BIMSBbioinfo / ikarus

Identifying tumor cells at the single-cell level using machine learning
MIT License
45 stars 12 forks source link

adjust sensitivity of prediction #14

Closed amisios closed 2 years ago

amisios commented 2 years ago

Hello,

I have been applying Ikarus to a few Pancreatic ductal adenocarcinoma samples. What I find is that in some samples, there is "over prediction" or "under prediction" for the core prediction. But what I also saw is that the final prediction (cell-cell network label propagation) was "overdoing it". Are there parameters to calibrate (or fine-tune) the predictions of either or both steps? Is this possible? The first step is following logistic regression to make core_pred; The second step is in the cell-cell network label propagation to make final_pred.

For example: image Here ikarus predicts correctly that there are cancer cells in "Ductal cell type 2" but those are not enough to make it through the cell-cell network propagation (there are no malignant cells in the final_pred). I am looking for a way to boost the tumor predictions on the first step, or the second step. The ultimate goal is to have tumor cells in the final_pred.

In case I have something wrong here please do correct me. This is based on how I understand the method works.

dohmjan commented 2 years ago

Hi, thank you for trying out ikarus!

Both, when initializing the model, you could try to modify the number of neighboring cells taken into account for creating the cell-cell network (n_neighbors) and/or you could try to modify the what we call certainty threshold for the label propagation step (certainty_threshold). As a first guess, I would start with decreasing the latter.
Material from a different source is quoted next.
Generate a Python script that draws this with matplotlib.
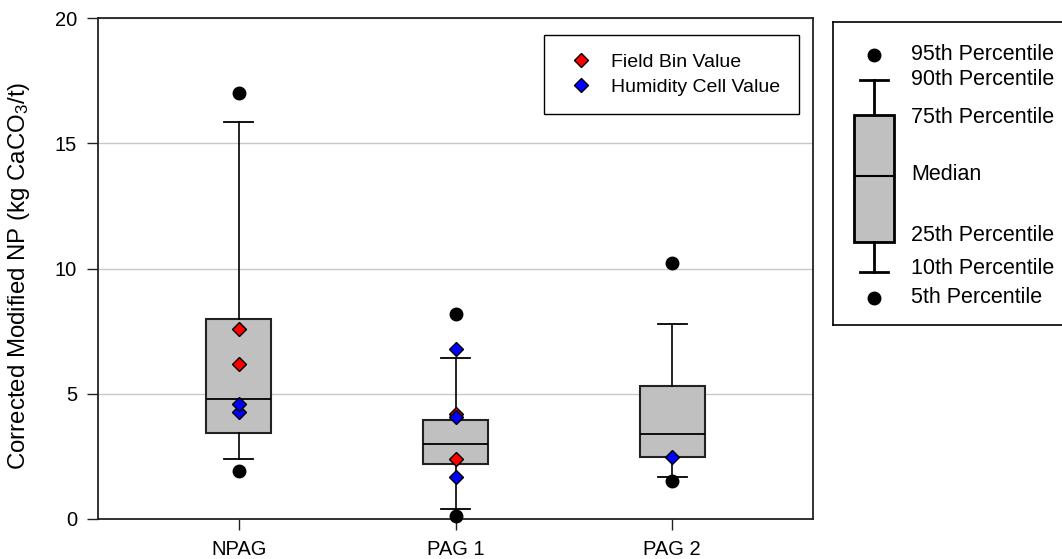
import matplotlib
matplotlib.use("Agg")
from matplotlib import pyplot as plt
from matplotlib.lines import Line2D

plt.rcParams['font.family'] = ['Liberation Sans', 'DejaVu Sans']
plt.rcParams['mathtext.default'] = 'regular'

## box plot percentiles per group
groups = ['NPAG', 'PAG 1', 'PAG 2']
p5 = [1.92, 0.12, 1.52]
p10 = [2.41, 0.41, 1.69]
p25 = [3.45, 2.19, 2.48]
p50 = [4.79, 2.99, 3.40]
p75 = [7.99, 3.95, 5.29]
p90 = [15.85, 6.41, 7.79]
p95 = [17.0, 8.19, 10.21]

## individual sample values
field_grp = ['NPAG', 'NPAG', 'PAG 1', 'PAG 1']
field_val = [7.59, 6.19, 4.19, 2.41]
hum_grp = ['NPAG', 'NPAG', 'PAG 1', 'PAG 1', 'PAG 1', 'PAG 2']
hum_val = [4.29, 4.61, 6.79, 4.08, 1.69, 2.48]

## legend key (schematic, in legend units 0-100)
key_labels = ['95th Percentile', '90th Percentile', '75th Percentile', 'Median',
              '25th Percentile', '10th Percentile', '5th Percentile']
key_stats = [9.0, 17.6, 27.5, 49.3, 69.3, 80.9, 89.1]  # 5,10,25,50,75,90,95
key_text_y = [89.4, 80.9, 68.6, 49.8, 29.7, 18.8, 9.2]

W, H = 1062, 559
fig = plt.figure(figsize=(W / 100, H / 100), dpi=100)
ax = fig.add_axes([98 / W, 40 / H, 715 / W, 501 / H])

positions = [1, 2, 3]
stats = []
for i, g in enumerate(groups):
    stats.append(dict(label=g, whislo=p10[i], q1=p25[i], med=p50[i], q3=p75[i],
                      whishi=p90[i], fliers=[p5[i], p95[i]]))

box_kw = dict(patch_artist=True, showfliers=True,
              boxprops=dict(facecolor='#c0c0c0', edgecolor='#222222', linewidth=1.5),
              medianprops=dict(color='black', linewidth=1.3),
              whiskerprops=dict(color='black', linewidth=1.2),
              capprops=dict(color='black', linewidth=1.3),
              flierprops=dict(marker='o', markerfacecolor='black', markeredgecolor='black',
                              markersize=9, linestyle='none'))

bp = ax.bxp(stats, positions=positions, widths=0.3, capwidths=0.135, **box_kw)
for fl in bp['fliers']:
    fl.set_clip_on(False)
    fl.set_zorder(5)

pos = dict(zip(groups, positions))
ax.plot([pos[g] for g in field_grp], field_val, 'D', color='#ff0000', markeredgecolor='black',
        markeredgewidth=1, markersize=7.5, linestyle='none', zorder=4)
ax.plot([pos[g] for g in hum_grp], hum_val, 'D', color='#0000ff', markeredgecolor='black',
        markeredgewidth=1, markersize=7.5, linestyle='none', zorder=4)

ax.set_xlim(0.35, 3.65)
ax.set_ylim(0, 20)
ax.set_yticks([0, 5, 10, 15, 20])
ax.set_xticks(positions)
ax.set_xticklabels(groups)
ax.yaxis.grid(True, color='#c8c8c8', linewidth=1)
ax.set_axisbelow(True)
ax.tick_params(direction='out', length=8, width=1, labelsize=14.5, pad=7, color='#222222')
for sp in ax.spines.values():
    sp.set_linewidth(1.3)
    sp.set_color('#222222')
ax.set_ylabel('Corrected Modified NP (kg CaCO$_3$/t)', fontsize=17.3)
ax.yaxis.set_label_coords(-0.092, 0.485)

handles = [Line2D([], [], marker='D', color='#ff0000', markeredgecolor='black', markersize=7.5, linestyle='none'),
           Line2D([], [], marker='D', color='#0000ff', markeredgecolor='black', markersize=7.5, linestyle='none')]
leg = ax.legend(handles, ['Field Bin Value', 'Humidity Cell Value'], loc='upper right',
                bbox_to_anchor=(799 / W, 1 - 35 / H), bbox_transform=fig.transFigure,
                borderaxespad=0, fontsize=14, fancybox=False, framealpha=1, edgecolor='black',
                borderpad=0.95, handlelength=1.9, handletextpad=0.6, labelspacing=0.36)
leg.get_frame().set_linewidth(1)

## right-hand legend explaining the box
lax = fig.add_axes([833 / W, 1 - 325 / H, 237 / W, 303 / H])
lax.set_xlim(0, 100)
lax.set_ylim(0, 100)
for sp in lax.spines.values():
    sp.set_linewidth(1.2)
    sp.set_color('black')
k = key_stats
key = [dict(whislo=k[1], q1=k[2], med=k[3], q3=k[4], whishi=k[5], fliers=[k[0], k[6]])]
kbp = lax.bxp(key, positions=[17.3], widths=16.9, capwidths=12.2, patch_artist=True,
              boxprops=dict(facecolor='#c0c0c0', edgecolor='black', linewidth=2),
              medianprops=dict(color='black', linewidth=1.5),
              whiskerprops=dict(color='black', linewidth=2),
              capprops=dict(color='black', linewidth=2),
              flierprops=dict(marker='o', markerfacecolor='black', markeredgecolor='black',
                              markersize=9, linestyle='none'))
for lbl, y in zip(key_labels, key_text_y):
    lax.text(32.9, y, lbl, fontsize=15.5, va='center', ha='left')
lax.set_xticks([])
lax.set_yticks([])

fig.savefig('out.png', dpi=100)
But that's just a guess, I think that would depend on the distribution of differences of scoring values (tumor-normal).

These parameters might influence the label propagation step and with that the final_pred (not the core_pred). From what you wrote, I think your understanding for final_pred and core_pred is correct.
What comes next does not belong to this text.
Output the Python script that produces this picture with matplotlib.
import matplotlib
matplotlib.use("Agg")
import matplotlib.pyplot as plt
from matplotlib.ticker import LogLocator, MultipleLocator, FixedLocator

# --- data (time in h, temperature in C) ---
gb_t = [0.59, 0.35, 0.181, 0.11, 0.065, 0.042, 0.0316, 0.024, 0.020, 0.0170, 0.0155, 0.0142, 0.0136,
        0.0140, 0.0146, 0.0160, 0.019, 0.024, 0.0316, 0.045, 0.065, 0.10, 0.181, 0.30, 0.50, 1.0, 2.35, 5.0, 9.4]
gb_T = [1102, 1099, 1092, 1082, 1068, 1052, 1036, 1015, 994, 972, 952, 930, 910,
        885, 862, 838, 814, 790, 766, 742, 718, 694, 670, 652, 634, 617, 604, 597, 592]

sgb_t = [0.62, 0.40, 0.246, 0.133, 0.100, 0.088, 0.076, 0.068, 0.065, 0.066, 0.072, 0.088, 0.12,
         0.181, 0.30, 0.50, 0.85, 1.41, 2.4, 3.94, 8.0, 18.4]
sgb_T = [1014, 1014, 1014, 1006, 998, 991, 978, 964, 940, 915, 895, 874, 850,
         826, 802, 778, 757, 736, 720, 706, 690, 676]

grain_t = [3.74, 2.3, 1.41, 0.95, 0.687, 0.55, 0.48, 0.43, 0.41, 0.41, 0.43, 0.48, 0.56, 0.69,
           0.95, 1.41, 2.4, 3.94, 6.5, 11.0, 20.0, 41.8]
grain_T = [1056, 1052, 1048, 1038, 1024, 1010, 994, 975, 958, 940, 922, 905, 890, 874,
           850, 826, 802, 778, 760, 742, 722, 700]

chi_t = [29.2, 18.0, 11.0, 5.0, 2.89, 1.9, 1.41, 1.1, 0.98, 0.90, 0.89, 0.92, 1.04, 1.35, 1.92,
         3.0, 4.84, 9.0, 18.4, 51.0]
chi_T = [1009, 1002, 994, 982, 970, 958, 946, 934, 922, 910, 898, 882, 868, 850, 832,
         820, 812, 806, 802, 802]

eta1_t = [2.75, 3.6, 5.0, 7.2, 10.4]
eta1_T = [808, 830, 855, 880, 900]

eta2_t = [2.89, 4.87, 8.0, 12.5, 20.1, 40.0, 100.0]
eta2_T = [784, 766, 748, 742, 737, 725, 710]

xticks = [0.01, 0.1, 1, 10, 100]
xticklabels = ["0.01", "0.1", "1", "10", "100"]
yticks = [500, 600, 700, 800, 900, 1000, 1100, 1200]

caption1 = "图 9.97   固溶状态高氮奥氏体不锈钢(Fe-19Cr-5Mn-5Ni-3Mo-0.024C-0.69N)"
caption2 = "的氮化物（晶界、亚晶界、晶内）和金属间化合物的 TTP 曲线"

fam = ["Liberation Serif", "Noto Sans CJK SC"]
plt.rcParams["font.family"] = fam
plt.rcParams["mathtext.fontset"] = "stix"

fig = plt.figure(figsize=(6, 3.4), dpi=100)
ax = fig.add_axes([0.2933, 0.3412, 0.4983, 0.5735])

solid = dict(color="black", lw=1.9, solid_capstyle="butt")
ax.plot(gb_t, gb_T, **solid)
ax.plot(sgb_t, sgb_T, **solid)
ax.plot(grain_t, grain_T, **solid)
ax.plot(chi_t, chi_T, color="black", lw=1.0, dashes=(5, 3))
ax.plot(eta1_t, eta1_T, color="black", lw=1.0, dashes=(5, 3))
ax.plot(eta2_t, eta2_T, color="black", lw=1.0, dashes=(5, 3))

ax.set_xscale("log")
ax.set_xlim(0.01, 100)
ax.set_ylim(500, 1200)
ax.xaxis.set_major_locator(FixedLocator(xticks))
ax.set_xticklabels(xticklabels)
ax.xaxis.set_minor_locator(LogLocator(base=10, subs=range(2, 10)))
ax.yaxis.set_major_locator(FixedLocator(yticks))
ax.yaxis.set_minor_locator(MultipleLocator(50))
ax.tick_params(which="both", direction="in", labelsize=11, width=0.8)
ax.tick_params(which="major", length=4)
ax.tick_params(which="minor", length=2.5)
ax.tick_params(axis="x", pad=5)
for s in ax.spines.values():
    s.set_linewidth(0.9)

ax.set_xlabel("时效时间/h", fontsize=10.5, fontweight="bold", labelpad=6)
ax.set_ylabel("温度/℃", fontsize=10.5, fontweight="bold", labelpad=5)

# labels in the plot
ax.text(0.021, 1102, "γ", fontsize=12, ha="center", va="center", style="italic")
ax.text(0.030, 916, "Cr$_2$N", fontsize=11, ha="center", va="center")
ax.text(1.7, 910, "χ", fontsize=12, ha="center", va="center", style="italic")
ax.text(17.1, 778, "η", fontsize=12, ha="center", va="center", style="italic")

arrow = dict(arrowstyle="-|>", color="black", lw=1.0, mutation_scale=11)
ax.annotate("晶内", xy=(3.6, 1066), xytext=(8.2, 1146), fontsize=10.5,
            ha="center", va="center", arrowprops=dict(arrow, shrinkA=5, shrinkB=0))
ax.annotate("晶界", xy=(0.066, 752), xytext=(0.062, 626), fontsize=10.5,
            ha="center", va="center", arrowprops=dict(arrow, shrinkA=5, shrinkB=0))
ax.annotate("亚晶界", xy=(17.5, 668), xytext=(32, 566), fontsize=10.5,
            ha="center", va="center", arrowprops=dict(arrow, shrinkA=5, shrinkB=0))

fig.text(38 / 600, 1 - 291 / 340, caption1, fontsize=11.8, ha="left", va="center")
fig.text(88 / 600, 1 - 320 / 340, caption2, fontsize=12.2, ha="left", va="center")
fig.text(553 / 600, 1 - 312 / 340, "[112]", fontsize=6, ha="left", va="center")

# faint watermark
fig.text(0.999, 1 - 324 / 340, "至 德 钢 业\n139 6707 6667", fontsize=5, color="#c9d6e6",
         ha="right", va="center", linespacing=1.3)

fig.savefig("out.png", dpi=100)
model = classifier.Ikarus(signatures_gmt=signatures_path, out_dir="out", n_neighbors=100, certainty_threshold=0.9) # default values for n_neighbors and certainty_threshold
amisios commented 2 years ago

Thanks for the response. This is very useful.

Are there other parameters with which I can adjust/fine-tune the core prediction?

Thanks. A.

dohmjan commented 2 years ago

No, as of now, there are no other parameters specifically for tuning the core prediction. Of course, basically, the label propagation step is an adjustment/correction to the core prediction.

Apart from that, the core prediction depends on the scoring algorithm, the core model and of course the gene lists. Currently, just AUCell (scorer) and LogisticRegression (core model) are supported. Though, it would be interesting for the future to have different methods included, scorers in particular.